Phase 1: The Binge/Intoxication Stage
The opening stage of the addiction cycle, binging and intoxication stems from the initial act of using drugs. This, at first, is a choice made by a user. A person may turn to drugs out of peer pressure or out of emotional or social distress. Upon taking the drug, he or she will experience its rewarding effects – drugs activate excessive amounts of dopamine in the brain, creating exaggerated feelings of pleasure.
These heightened feelings will lead most users to take more of a drug, in efforts to again experience its pleasurable effects. Then, it is this repeated use is what triggers the addiction cycle to fully commence. Used regularly, the drugs begin to stimulate the areas of the brain that involve habit formation. A user will experience more and more urges or “cravings” to take the drug. They will seek it out.
Phase 2: The Withdrawal/Negative Effects Stage
The second phase of the addiction cycle is the negative, emotional state that a user will experience after not using the drug for a period of time. This phase indicates that a dependence has developed. A user in the second stage of the addiction cycle will experience withdrawal symptoms, including both emotional and physical side effects. These symptoms can vary in severity and duration depending on a user’s substance of choice, but all derive from the same areas of the brain: the reward circuitry that once experienced an overload of dopamine, and the brain’s stress systems.
Withdrawal symptoms to look for in your loved one include:
- Intense feelings of irritability and hostility
- Depression or suicidal thoughts
- Physical illness
- Overall bodily pain
Many dependent users will attempt to ease these withdrawal symptoms with continued substance abuse.
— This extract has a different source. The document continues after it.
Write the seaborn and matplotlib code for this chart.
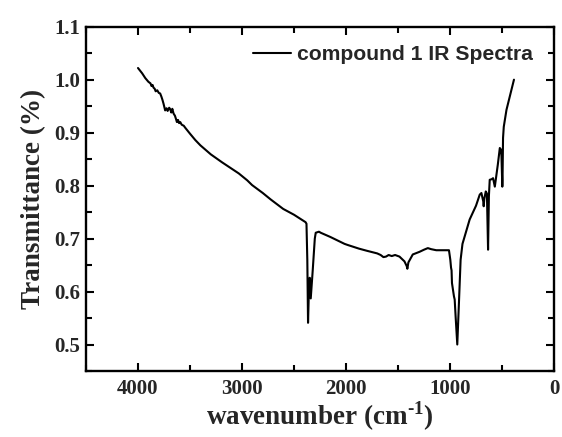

This negative reinforcement may provide temporary relief, however, will only push a user further into the cycle: He or she will use drugs as a means to reduce the pain of withdrawal, yet simultaneously make it so those symptoms are even more intense the next time he or she stops.
Phase 3: The Preoccupation/Anticipation Stage
The final phase of the addiction cycle is the compulsive drug-seeking stage, in which a user seeks out the drug after a period of abstinence and withdrawal. As mentioned above, this seeking stage is often driven by a compulsion to self-medicate. Sometimes it is driven by what feel like uncontrollable cravings.
This stage can initiate hours, days, weeks, even months after drug use has stopped. If your loved one appears to be preoccupied with using substances (whether thinking about using, actively using, or spending time seeking drugs), take it as a sign it is time to seek help. This stage of the addiction cycle involves the brain’s prefrontal cortex, the part that controls a person’s ability to organize thoughts, prioritize tasks, make decisions, and regulate his or her actions, emotions, and impulses. This is the stage that indicates an addiction has control over the user, and no longer the other way around. It is perhaps the most overwhelming stage of the cycle, in which users’ compulsion for drug use is most relentless.
Understanding the stages of the addiction cycle – what they mean and look like – will aid you in knowing how to best help your loved one break free from them. No matter where your loved one is in these stages, know that it is never too early or too late to seek help for a progressing drug addiction. Even if you just discovered your loved one is abusing drugs, early intervention can prevent him or her from developing an addiction down the road. And even if your loved one has attempted drug rehab and since relapsed, know that recovery is still in arm’s reach. A long-term drug treatment center and a tailored approach to addiction treatment can help.